— У меня есть прекрасное успокоительное. Оно помогает и в случаях куда более тяжелых, чем ваш. Еще Нерон Август принимал его в периоды обострений, — сказал Змейк. — Однако оно у меня наверху. Хотя нет, постойте, — продолжал он, сунув руку за пазуху, — почему-то оно у меня с собой. Вероятно, это знак.
Кромвель трясущейся рукой взял склянку.
— А вечером я вам отворю кровь, милорд, и вам станет гораздо легче, — добавил Змейк.
— Кровопускание же ни от чего не помогает! — возмутился за бочками Гвидион. — Это не метод лечения!.. Змейк не мог сказать такое всерьез!
— А почему нет? — пожал плечами Ллевелис. — Змейк консервативен во всех своих проявлениях.
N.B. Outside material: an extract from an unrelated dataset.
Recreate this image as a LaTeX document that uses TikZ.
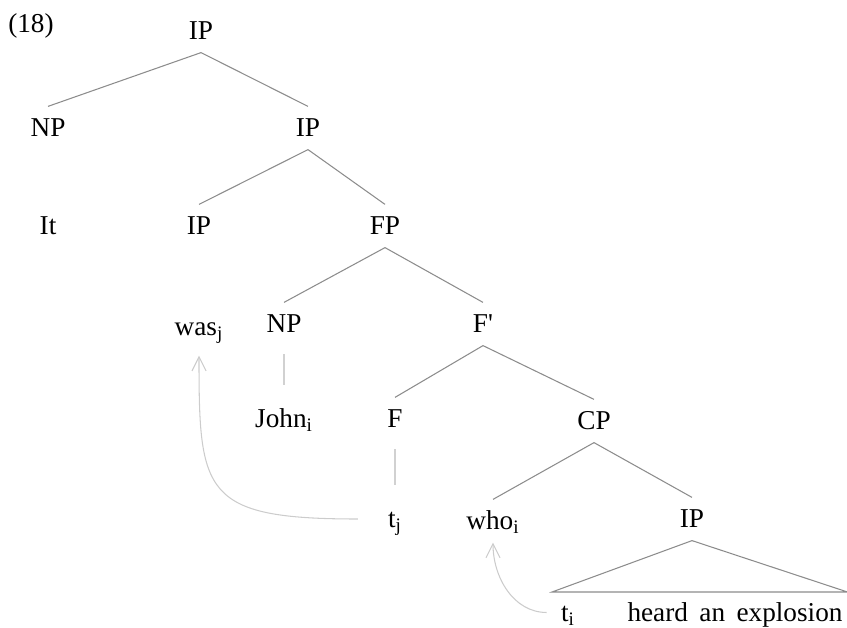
\documentclass[tikz,border=0pt]{standalone}
\usepackage{fontspec}
\setmainfont{Liberation Serif}
\usetikzlibrary{positioning, arrows.meta}
\tikzset{
        >={Straight Barb[length=8pt, width=8pt]}, % open arrow heads for the movement lines
        node distance=1.96cm, % distance between two levels of the tree
        on grid, % distances are measured between centres
        cat/.style={inner sep=7pt, text height=10.2pt, text depth=0pt, font=\fontsize{15.5}{18}\selectfont}, % sets properties for each label of the tree
        branch/.style={draw=black!45, line width=0.6pt}, % lines of the tree
        faint/.style={draw=black!18, line width=0.6pt, shorten <=5pt, shorten >=7pt}, % faded lines of the tree
        move/.style={->, draw=black!20, line width=0.6pt}, % movement arrows
    }
\newcommand{\idx}[1]{\textsubscript{#1}}

\begin{document}
\begin{tikzpicture}
    \useasboundingbox (0,0) rectangle (16.94,-12.56);
    \node[cat] (lbl) at (0.62,-0.48) {(18)};
    \node[cat] (ip0) at (4.02,-0.62) {IP};
    \node[cat, below left=1.94cm and 3.06cm of ip0] (np1) {NP};
    \node[cat, below right=1.94cm and 2.14cm of ip0] (ip1) {IP};
    \node[cat, below=of np1] (it) {It};
    \node[cat, below left=1.96cm and 2.18cm of ip1] (ip2) {IP};
    \node[cat, below right=1.96cm and 1.54cm of ip1] (fp) {FP};
    \node[cat, below=2.02cm of ip2] (was) {was\idx{j}};
    \node[cat, below left=1.96cm and 2.02cm of fp] (np2) {NP};
    \node[cat, below right=1.96cm and 1.96cm of fp] (fbar) {F\textquotesingle};
    \node[cat, below=1.9cm of np2] (john) {John\idx{i}};
    \node[cat, below left=1.9cm and 1.76cm of fbar] (f) {F};
    \node[cat, below right=1.94cm and 2.22cm of fbar] (cp) {CP};
    \node[cat, below=2cm of f] (tj) {t\idx{j}};
    \node[cat, below left=2cm and 2.02cm of cp] (who) {who\idx{i}};
    \node[cat, below right=1.96cm and 1.96cm of cp] (ip3) {IP};
    \node[cat, below left=1.87cm and 2.48cm of ip3] (ti) {t\idx{i}};
    \node[cat, below right=1.87cm and 0.86cm of ip3] (heard) {heard\hspace{.42em}an\hspace{.42em}explosion};
    \coordinate[above left=0.41cm and 0.32cm of ti] (base west);
    \coordinate[above right=0.41cm and 2.25cm of heard] (base east);
    \draw[branch]
      (ip0.south) edge (np1.north)
      (ip0.south) edge (ip1.north)
      (ip1.south) edge (ip2.north)
      (ip1.south) edge (fp.north)
      (fp.south) edge (np2.north)
      (fp.south) edge (fbar.north)
      (fbar.south) edge (f.north)
      (fbar.south) edge (cp.north)
      (cp.south) edge (who.north)
      (cp.south) edge (ip3.north);
    \draw[branch] (ip3.south) -- (base west) -- (base east) -- cycle;
    \draw[faint] (np2.south) -- (john.north);
    \draw[faint] (f.south) -- (tj.north);
    \draw[move, shorten <=10pt, shorten >=4pt] (tj.west) to[out=180, in=-90, out looseness=1.8, in looseness=1.5] (was.south);
    \draw[move, shorten <=1pt] (ti.west) to[out=180, in=-90] (who.south);
  \end{tikzpicture}
\end{document}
…Очутившись наконец в Палате общин, вскарабкавшись по лестнице, которую Ллевелис обозвал «витиеватой», и юркнув на балкон, на задние лавки галерки, они смогли отдышаться и усесться на длинную скамью, отшлифованную за много лет простонародьем. Кромвель со Змейком, разумеется, не воспользовались витиеватой лестницей, а прошли вперед и поднялись на возвышение, где уже беседовали какие-то суровые законники. Генерал-майор Ламберт, как две капли воды похожий на себя самого, точно списанный с картинки в энциклопедии, забавлялся в углу с котенком. Кругом целыми стаями слонялись собаки и еще какая-то непонятная живность. Один из членов парламента был даже с совой на поводке, и притом жирнющей. Часть бумаг была почему-то разложена не только на столе у спикера, но и на полу перед этим столом. «Чтобы Евангелие цвело во всем его блеске и чистоте, как теперь принято выражаться, — издевательски говорил кто-то, — вовсе не нужны такие жестокие казни». «У вас такой вид, Флитвуд, словно вы уже обрели спасение и теперь свысока поглядываете на других», — пошутил Кромвель, пробираясь за его спиной к своему креслу. Флитвуд перекосился. Позади заседающих было огромное окно. Лавки поднимались амфитеатром. Именно там, в Палате общин, Гвидион вынырнул из тихой задумчивости и высказал предположение:
— Может быть, Змейк хотел спасти Кэмпбеллу жизнь? Просто он по каким-то причинам не мог этого обнаружить. Я… почти уверен в этом, потому что… потому что у него доброе сердце.
— А по-моему, Змейк готов был выбросить Кэмпбелла хоть в мусорный ящик. Знаешь, чтобы твой акт милосердия так мерзко выглядел, надо быть поистине великим человеком, — отозвался Ллевелис.
На стене справа от них висела не очень искусная картина, от которой, однако, если долго к ней присматриваться, со временем делалось не по себе. Там изображено было очень большое дерево, под которым паслись жирные овечки. Пас их пастушок, с лицом, сильно напоминающим Кромвеля, и с посохом.
— А посох он держит так, как будто собирается сейчас поддать какой-нибудь овце, — заметил Ллевелис, и тут его осенило. — О Боже! А развесистое дерево — это олива.
— Почему? — не понял Гвидион, поглощенный своими горькими мыслями.
— Потому что он Оливер.
— Э?..
— А ты еще вон туда посмотри, — предложил Ллевелис.
На второй стене была еще более безобразная, но менее аллегоричная картина. Это был опять же Кромвель, в железном облачении, в одной руке — Библия, в другой — жезл. Над головой у него летал откормленный голубь. В клюве у голубя была ветвь; в видовой принадлежности ветви Гвидион с Ллевелисом уже не сомневались.